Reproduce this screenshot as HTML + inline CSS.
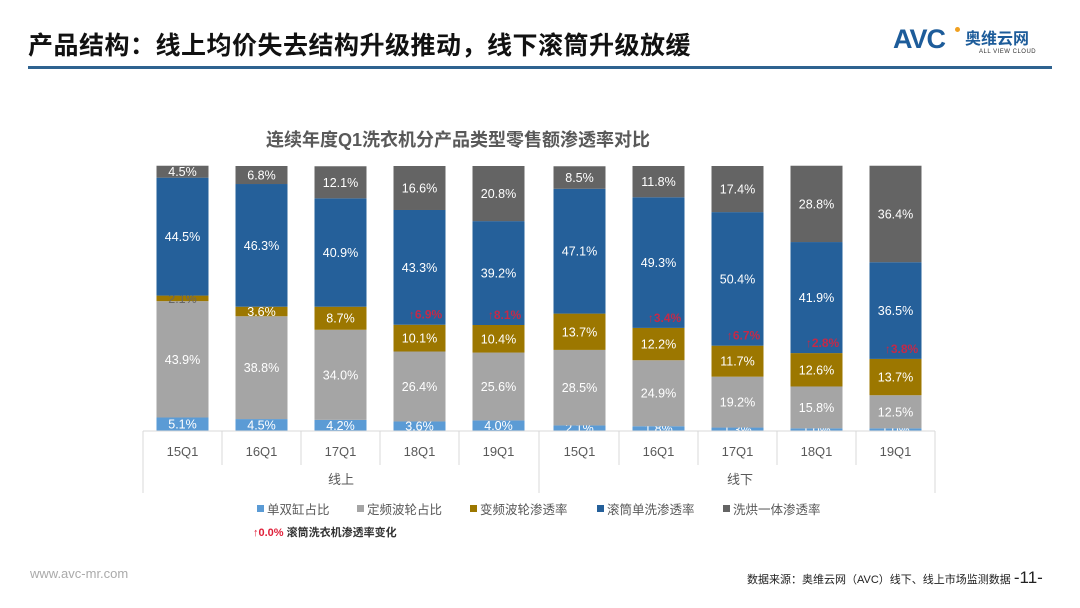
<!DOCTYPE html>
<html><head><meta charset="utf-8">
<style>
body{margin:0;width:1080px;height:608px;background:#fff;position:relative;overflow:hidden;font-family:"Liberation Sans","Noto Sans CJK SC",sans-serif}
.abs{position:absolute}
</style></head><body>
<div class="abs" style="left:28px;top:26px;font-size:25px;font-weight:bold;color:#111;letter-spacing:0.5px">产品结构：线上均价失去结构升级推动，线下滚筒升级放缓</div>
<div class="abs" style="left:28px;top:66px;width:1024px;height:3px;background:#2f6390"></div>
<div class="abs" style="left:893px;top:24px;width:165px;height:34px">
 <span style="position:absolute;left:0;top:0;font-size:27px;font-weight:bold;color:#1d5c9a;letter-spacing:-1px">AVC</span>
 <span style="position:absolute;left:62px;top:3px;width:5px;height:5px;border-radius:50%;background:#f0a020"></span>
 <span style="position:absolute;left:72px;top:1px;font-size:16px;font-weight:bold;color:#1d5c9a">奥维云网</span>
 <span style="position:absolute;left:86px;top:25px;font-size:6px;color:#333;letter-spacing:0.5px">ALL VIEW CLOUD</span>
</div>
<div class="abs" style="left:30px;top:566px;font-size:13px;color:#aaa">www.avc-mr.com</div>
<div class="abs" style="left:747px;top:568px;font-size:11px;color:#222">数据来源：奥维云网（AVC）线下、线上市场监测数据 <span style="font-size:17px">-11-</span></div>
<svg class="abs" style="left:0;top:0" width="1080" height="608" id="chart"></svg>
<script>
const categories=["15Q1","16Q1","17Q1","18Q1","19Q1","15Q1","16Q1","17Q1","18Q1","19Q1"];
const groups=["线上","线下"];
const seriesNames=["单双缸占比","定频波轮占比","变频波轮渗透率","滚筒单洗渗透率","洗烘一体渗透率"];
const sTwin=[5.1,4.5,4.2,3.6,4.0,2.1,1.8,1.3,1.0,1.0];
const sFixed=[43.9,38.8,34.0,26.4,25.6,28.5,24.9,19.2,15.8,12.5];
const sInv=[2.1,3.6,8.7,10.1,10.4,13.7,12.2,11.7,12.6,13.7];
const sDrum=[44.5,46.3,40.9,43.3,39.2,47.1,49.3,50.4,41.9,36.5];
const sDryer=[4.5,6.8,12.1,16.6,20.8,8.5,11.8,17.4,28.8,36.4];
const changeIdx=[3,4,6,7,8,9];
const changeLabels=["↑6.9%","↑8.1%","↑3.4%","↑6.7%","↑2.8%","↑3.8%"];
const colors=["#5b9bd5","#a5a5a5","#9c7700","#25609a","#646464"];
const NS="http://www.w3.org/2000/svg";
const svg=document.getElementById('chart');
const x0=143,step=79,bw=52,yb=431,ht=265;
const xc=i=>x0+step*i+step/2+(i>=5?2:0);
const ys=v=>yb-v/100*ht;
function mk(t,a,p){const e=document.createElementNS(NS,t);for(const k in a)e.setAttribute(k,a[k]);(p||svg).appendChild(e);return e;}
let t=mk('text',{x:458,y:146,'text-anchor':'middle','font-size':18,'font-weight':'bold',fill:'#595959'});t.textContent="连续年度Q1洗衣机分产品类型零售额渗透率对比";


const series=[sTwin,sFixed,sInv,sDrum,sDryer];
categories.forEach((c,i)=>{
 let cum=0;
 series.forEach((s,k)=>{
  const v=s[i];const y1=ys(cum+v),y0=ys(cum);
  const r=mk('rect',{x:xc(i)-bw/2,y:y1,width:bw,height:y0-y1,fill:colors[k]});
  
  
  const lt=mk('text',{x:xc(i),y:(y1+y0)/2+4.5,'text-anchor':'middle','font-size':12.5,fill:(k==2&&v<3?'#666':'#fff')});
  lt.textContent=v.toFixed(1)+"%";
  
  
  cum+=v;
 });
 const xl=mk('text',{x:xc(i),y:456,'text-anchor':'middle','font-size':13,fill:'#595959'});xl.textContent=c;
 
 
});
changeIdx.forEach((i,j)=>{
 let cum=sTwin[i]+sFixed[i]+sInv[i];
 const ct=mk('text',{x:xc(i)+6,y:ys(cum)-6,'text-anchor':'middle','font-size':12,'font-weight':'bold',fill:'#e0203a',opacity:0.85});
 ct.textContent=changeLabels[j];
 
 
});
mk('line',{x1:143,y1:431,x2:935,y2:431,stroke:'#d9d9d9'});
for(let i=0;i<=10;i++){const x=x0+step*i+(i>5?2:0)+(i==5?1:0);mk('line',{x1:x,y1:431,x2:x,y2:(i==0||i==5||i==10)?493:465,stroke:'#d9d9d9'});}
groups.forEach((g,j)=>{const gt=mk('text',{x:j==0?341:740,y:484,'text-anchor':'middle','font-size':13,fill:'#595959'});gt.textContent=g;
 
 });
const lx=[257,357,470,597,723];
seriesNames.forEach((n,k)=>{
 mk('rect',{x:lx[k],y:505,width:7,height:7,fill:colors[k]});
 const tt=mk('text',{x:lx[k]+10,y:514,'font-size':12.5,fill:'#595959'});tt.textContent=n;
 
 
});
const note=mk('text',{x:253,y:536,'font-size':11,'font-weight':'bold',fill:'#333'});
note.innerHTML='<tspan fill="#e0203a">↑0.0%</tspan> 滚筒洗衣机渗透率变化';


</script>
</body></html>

* * * * *

* **TASK TO COMPLETE**: Drop the images and repeat the data exactly.

* **RESPONSE TO THE TASK**:
Reproduce this screenshot as HTML + inline CSS.
<!DOCTYPE html>
<html><head><meta charset="utf-8">
<style>
body{margin:0;width:1080px;height:608px;background:#fff;position:relative;overflow:hidden;font-family:"Liberation Sans","Noto Sans CJK SC",sans-serif}
.abs{position:absolute}
</style></head><body>
<div class="abs" style="left:28px;top:26px;font-size:25px;font-weight:bold;color:#111;letter-spacing:0.5px">产品结构：线上均价失去结构升级推动，线下滚筒升级放缓</div>
<div class="abs" style="left:28px;top:66px;width:1024px;height:3px;background:#2f6390"></div>
<div class="abs" style="left:893px;top:24px;width:165px;height:34px">
 <span style="position:absolute;left:0;top:0;font-size:27px;font-weight:bold;color:#1d5c9a;letter-spacing:-1px">AVC</span>
 <span style="position:absolute;left:62px;top:3px;width:5px;height:5px;border-radius:50%;background:#f0a020"></span>
 <span style="position:absolute;left:72px;top:1px;font-size:16px;font-weight:bold;color:#1d5c9a">奥维云网</span>
 <span style="position:absolute;left:86px;top:25px;font-size:6px;color:#333;letter-spacing:0.5px">ALL VIEW CLOUD</span>
</div>
<div class="abs" style="left:30px;top:566px;font-size:13px;color:#aaa">www.avc-mr.com</div>
<div class="abs" style="left:747px;top:568px;font-size:11px;color:#222">数据来源：奥维云网（AVC）线下、线上市场监测数据 <span style="font-size:17px">-11-</span></div>
<svg class="abs" style="left:0;top:0" width="1080" height="608" id="chart"></svg>
<script>
const categories=["15Q1","16Q1","17Q1","18Q1","19Q1","15Q1","16Q1","17Q1","18Q1","19Q1"];
const groups=["线上","线下"];
const seriesNames=["单双缸占比","定频波轮占比","变频波轮渗透率","滚筒单洗渗透率","洗烘一体渗透率"];
const sTwin=[5.1,4.5,4.2,3.6,4.0,2.1,1.8,1.3,1.0,1.0];
const sFixed=[43.9,38.8,34.0,26.4,25.6,28.5,24.9,19.2,15.8,12.5];
const sInv=[2.1,3.6,8.7,10.1,10.4,13.7,12.2,11.7,12.6,13.7];
const sDrum=[44.5,46.3,40.9,43.3,39.2,47.1,49.3,50.4,41.9,36.5];
const sDryer=[4.5,6.8,12.1,16.6,20.8,8.5,11.8,17.4,28.8,36.4];
const changeIdx=[3,4,6,7,8,9];
const changeLabels=["↑6.9%","↑8.1%","↑3.4%","↑6.7%","↑2.8%","↑3.8%"];
const colors=["#5b9bd5","#a5a5a5","#9c7700","#25609a","#646464"];
const NS="http://www.w3.org/2000/svg";
const svg=document.getElementById('chart');
const x0=143,step=79,bw=52,yb=431,ht=265;
const xc=i=>x0+step*i+step/2+(i>=5?2:0);
const ys=v=>yb-v/100*ht;
function mk(t,a,p){const e=document.createElementNS(NS,t);for(const k in a)e.setAttribute(k,a[k]);(p||svg).appendChild(e);return e;}
let t=mk('text',{x:458,y:146,'text-anchor':'middle','font-size':18,'font-weight':'bold',fill:'#595959'});t.textContent="连续年度Q1洗衣机分产品类型零售额渗透率对比";


const series=[sTwin,sFixed,sInv,sDrum,sDryer];
categories.forEach((c,i)=>{
 let cum=0;
 series.forEach((s,k)=>{
  const v=s[i];const y1=ys(cum+v),y0=ys(cum);
  const r=mk('rect',{x:xc(i)-bw/2,y:y1,width:bw,height:y0-y1,fill:colors[k]});
  
  
  const lt=mk('text',{x:xc(i),y:(y1+y0)/2+4.5,'text-anchor':'middle','font-size':12.5,fill:(k==2&&v<3?'#666':'#fff')});
  lt.textContent=v.toFixed(1)+"%";
  
  
  cum+=v;
 });
 const xl=mk('text',{x:xc(i),y:456,'text-anchor':'middle','font-size':13,fill:'#595959'});xl.textContent=c;
 
 
});
changeIdx.forEach((i,j)=>{
 let cum=sTwin[i]+sFixed[i]+sInv[i];
 const ct=mk('text',{x:xc(i)+6,y:ys(cum)-6,'text-anchor':'middle','font-size':12,'font-weight':'bold',fill:'#e0203a',opacity:0.85});
 ct.textContent=changeLabels[j];
 
 
});
mk('line',{x1:143,y1:431,x2:935,y2:431,stroke:'#d9d9d9'});
for(let i=0;i<=10;i++){const x=x0+step*i+(i>5?2:0)+(i==5?1:0);mk('line',{x1:x,y1:431,x2:x,y2:(i==0||i==5||i==10)?493:465,stroke:'#d9d9d9'});}
groups.forEach((g,j)=>{const gt=mk('text',{x:j==0?341:740,y:484,'text-anchor':'middle','font-size':13,fill:'#595959'});gt.textContent=g;
 
 });
const lx=[257,357,470,597,723];
seriesNames.forEach((n,k)=>{
 mk('rect',{x:lx[k],y:505,width:7,height:7,fill:colors[k]});
 const tt=mk('text',{x:lx[k]+10,y:514,'font-size':12.5,fill:'#595959'});tt.textContent=n;
 
 
});
const note=mk('text',{x:253,y:536,'font-size':11,'font-weight':'bold',fill:'#333'});
note.innerHTML='<tspan fill="#e0203a">↑0.0%</tspan> 滚筒洗衣机渗透率变化';


</script>
</body></html>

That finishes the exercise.